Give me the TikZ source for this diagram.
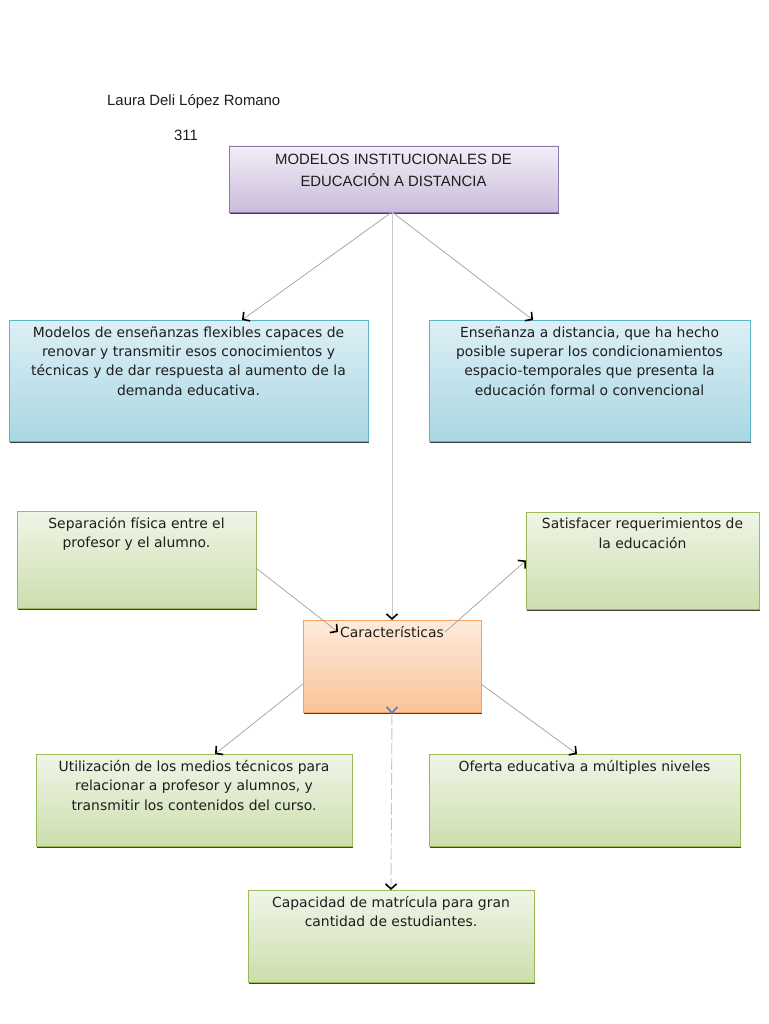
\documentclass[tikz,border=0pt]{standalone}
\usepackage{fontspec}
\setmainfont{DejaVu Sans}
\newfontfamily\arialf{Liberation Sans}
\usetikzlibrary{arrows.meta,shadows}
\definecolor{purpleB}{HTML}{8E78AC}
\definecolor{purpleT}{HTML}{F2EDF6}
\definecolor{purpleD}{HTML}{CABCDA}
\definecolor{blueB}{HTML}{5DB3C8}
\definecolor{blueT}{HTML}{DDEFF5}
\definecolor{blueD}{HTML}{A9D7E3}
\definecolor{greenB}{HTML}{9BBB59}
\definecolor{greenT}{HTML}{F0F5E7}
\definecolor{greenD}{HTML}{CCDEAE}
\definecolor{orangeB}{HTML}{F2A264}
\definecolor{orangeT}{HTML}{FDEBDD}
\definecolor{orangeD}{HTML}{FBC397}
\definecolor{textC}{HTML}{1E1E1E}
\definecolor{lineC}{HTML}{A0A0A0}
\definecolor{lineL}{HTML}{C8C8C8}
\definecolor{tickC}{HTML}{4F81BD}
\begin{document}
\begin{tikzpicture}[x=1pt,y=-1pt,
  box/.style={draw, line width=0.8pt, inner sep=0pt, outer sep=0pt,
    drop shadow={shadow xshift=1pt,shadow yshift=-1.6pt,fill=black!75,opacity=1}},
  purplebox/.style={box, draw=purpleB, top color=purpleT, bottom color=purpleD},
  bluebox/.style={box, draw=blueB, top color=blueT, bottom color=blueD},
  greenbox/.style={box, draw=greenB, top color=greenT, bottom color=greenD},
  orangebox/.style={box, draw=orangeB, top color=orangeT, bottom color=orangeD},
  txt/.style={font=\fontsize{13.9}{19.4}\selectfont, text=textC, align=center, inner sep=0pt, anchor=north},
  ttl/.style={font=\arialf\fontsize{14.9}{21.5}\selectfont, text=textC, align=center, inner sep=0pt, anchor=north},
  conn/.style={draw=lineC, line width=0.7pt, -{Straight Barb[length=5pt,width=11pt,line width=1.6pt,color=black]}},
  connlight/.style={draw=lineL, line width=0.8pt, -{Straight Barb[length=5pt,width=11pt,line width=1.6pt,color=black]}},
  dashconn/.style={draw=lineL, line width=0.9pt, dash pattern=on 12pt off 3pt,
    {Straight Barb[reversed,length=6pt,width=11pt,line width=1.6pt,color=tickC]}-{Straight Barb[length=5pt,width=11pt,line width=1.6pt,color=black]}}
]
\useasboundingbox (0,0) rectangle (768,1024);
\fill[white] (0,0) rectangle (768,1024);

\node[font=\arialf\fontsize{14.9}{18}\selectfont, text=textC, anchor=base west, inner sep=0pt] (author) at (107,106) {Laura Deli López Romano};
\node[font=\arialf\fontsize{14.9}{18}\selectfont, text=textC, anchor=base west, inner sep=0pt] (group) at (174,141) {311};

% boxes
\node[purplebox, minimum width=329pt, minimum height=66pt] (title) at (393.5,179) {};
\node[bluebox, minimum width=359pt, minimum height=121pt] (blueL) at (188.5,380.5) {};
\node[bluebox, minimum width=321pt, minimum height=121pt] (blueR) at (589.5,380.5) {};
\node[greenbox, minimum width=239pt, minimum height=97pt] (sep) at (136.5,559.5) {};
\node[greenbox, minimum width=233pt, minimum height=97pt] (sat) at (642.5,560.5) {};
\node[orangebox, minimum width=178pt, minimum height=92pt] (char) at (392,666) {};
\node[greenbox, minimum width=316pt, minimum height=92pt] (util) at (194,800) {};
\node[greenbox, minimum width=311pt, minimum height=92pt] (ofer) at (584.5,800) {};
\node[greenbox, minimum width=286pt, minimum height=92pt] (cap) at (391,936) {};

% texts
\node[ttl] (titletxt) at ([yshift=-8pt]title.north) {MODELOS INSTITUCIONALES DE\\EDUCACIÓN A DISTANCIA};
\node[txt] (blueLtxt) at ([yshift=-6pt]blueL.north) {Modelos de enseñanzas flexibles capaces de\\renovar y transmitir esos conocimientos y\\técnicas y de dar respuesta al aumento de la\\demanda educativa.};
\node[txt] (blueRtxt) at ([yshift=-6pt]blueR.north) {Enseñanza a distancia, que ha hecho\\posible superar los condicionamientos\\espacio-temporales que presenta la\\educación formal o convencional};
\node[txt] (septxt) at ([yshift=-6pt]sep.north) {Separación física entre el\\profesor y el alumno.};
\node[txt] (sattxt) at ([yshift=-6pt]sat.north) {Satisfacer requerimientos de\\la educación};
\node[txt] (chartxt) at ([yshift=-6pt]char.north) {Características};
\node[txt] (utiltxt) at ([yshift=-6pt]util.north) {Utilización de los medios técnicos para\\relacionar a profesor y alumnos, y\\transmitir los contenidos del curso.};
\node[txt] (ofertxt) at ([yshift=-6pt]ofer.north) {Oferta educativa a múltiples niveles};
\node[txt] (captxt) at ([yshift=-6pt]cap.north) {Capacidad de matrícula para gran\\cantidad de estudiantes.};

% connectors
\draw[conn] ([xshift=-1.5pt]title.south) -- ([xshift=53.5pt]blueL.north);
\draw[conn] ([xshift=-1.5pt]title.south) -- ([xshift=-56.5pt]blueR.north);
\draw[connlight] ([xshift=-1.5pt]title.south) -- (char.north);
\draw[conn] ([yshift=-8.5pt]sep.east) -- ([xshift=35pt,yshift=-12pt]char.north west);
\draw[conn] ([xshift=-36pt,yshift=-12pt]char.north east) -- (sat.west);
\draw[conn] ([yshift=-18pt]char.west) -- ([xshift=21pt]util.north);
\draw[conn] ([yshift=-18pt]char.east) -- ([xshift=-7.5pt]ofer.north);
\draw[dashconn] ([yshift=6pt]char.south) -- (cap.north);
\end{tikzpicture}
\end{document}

####

WRITTEN TASK:
Return each line of the data, keeping its wording exact and omitting pictures.

EXPECTED ANSWER:
Give me the TikZ source for this diagram.
\documentclass[tikz,border=0pt]{standalone}
\usepackage{fontspec}
\setmainfont{DejaVu Sans}
\newfontfamily\arialf{Liberation Sans}
\usetikzlibrary{arrows.meta,shadows}
\definecolor{purpleB}{HTML}{8E78AC}
\definecolor{purpleT}{HTML}{F2EDF6}
\definecolor{purpleD}{HTML}{CABCDA}
\definecolor{blueB}{HTML}{5DB3C8}
\definecolor{blueT}{HTML}{DDEFF5}
\definecolor{blueD}{HTML}{A9D7E3}
\definecolor{greenB}{HTML}{9BBB59}
\definecolor{greenT}{HTML}{F0F5E7}
\definecolor{greenD}{HTML}{CCDEAE}
\definecolor{orangeB}{HTML}{F2A264}
\definecolor{orangeT}{HTML}{FDEBDD}
\definecolor{orangeD}{HTML}{FBC397}
\definecolor{textC}{HTML}{1E1E1E}
\definecolor{lineC}{HTML}{A0A0A0}
\definecolor{lineL}{HTML}{C8C8C8}
\definecolor{tickC}{HTML}{4F81BD}
\begin{document}
\begin{tikzpicture}[x=1pt,y=-1pt,
  box/.style={draw, line width=0.8pt, inner sep=0pt, outer sep=0pt,
    drop shadow={shadow xshift=1pt,shadow yshift=-1.6pt,fill=black!75,opacity=1}},
  purplebox/.style={box, draw=purpleB, top color=purpleT, bottom color=purpleD},
  bluebox/.style={box, draw=blueB, top color=blueT, bottom color=blueD},
  greenbox/.style={box, draw=greenB, top color=greenT, bottom color=greenD},
  orangebox/.style={box, draw=orangeB, top color=orangeT, bottom color=orangeD},
  txt/.style={font=\fontsize{13.9}{19.4}\selectfont, text=textC, align=center, inner sep=0pt, anchor=north},
  ttl/.style={font=\arialf\fontsize{14.9}{21.5}\selectfont, text=textC, align=center, inner sep=0pt, anchor=north},
  conn/.style={draw=lineC, line width=0.7pt, -{Straight Barb[length=5pt,width=11pt,line width=1.6pt,color=black]}},
  connlight/.style={draw=lineL, line width=0.8pt, -{Straight Barb[length=5pt,width=11pt,line width=1.6pt,color=black]}},
  dashconn/.style={draw=lineL, line width=0.9pt, dash pattern=on 12pt off 3pt,
    {Straight Barb[reversed,length=6pt,width=11pt,line width=1.6pt,color=tickC]}-{Straight Barb[length=5pt,width=11pt,line width=1.6pt,color=black]}}
]
\useasboundingbox (0,0) rectangle (768,1024);
\fill[white] (0,0) rectangle (768,1024);

\node[font=\arialf\fontsize{14.9}{18}\selectfont, text=textC, anchor=base west, inner sep=0pt] (author) at (107,106) {Laura Deli López Romano};
\node[font=\arialf\fontsize{14.9}{18}\selectfont, text=textC, anchor=base west, inner sep=0pt] (group) at (174,141) {311};

% boxes
\node[purplebox, minimum width=329pt, minimum height=66pt] (title) at (393.5,179) {};
\node[bluebox, minimum width=359pt, minimum height=121pt] (blueL) at (188.5,380.5) {};
\node[bluebox, minimum width=321pt, minimum height=121pt] (blueR) at (589.5,380.5) {};
\node[greenbox, minimum width=239pt, minimum height=97pt] (sep) at (136.5,559.5) {};
\node[greenbox, minimum width=233pt, minimum height=97pt] (sat) at (642.5,560.5) {};
\node[orangebox, minimum width=178pt, minimum height=92pt] (char) at (392,666) {};
\node[greenbox, minimum width=316pt, minimum height=92pt] (util) at (194,800) {};
\node[greenbox, minimum width=311pt, minimum height=92pt] (ofer) at (584.5,800) {};
\node[greenbox, minimum width=286pt, minimum height=92pt] (cap) at (391,936) {};

% texts
\node[ttl] (titletxt) at ([yshift=-8pt]title.north) {MODELOS INSTITUCIONALES DE\\EDUCACIÓN A DISTANCIA};
\node[txt] (blueLtxt) at ([yshift=-6pt]blueL.north) {Modelos de enseñanzas flexibles capaces de\\renovar y transmitir esos conocimientos y\\técnicas y de dar respuesta al aumento de la\\demanda educativa.};
\node[txt] (blueRtxt) at ([yshift=-6pt]blueR.north) {Enseñanza a distancia, que ha hecho\\posible superar los condicionamientos\\espacio-temporales que presenta la\\educación formal o convencional};
\node[txt] (septxt) at ([yshift=-6pt]sep.north) {Separación física entre el\\profesor y el alumno.};
\node[txt] (sattxt) at ([yshift=-6pt]sat.north) {Satisfacer requerimientos de\\la educación};
\node[txt] (chartxt) at ([yshift=-6pt]char.north) {Características};
\node[txt] (utiltxt) at ([yshift=-6pt]util.north) {Utilización de los medios técnicos para\\relacionar a profesor y alumnos, y\\transmitir los contenidos del curso.};
\node[txt] (ofertxt) at ([yshift=-6pt]ofer.north) {Oferta educativa a múltiples niveles};
\node[txt] (captxt) at ([yshift=-6pt]cap.north) {Capacidad de matrícula para gran\\cantidad de estudiantes.};

% connectors
\draw[conn] ([xshift=-1.5pt]title.south) -- ([xshift=53.5pt]blueL.north);
\draw[conn] ([xshift=-1.5pt]title.south) -- ([xshift=-56.5pt]blueR.north);
\draw[connlight] ([xshift=-1.5pt]title.south) -- (char.north);
\draw[conn] ([yshift=-8.5pt]sep.east) -- ([xshift=35pt,yshift=-12pt]char.north west);
\draw[conn] ([xshift=-36pt,yshift=-12pt]char.north east) -- (sat.west);
\draw[conn] ([yshift=-18pt]char.west) -- ([xshift=21pt]util.north);
\draw[conn] ([yshift=-18pt]char.east) -- ([xshift=-7.5pt]ofer.north);
\draw[dashconn] ([yshift=6pt]char.south) -- (cap.north);
\end{tikzpicture}
\end{document}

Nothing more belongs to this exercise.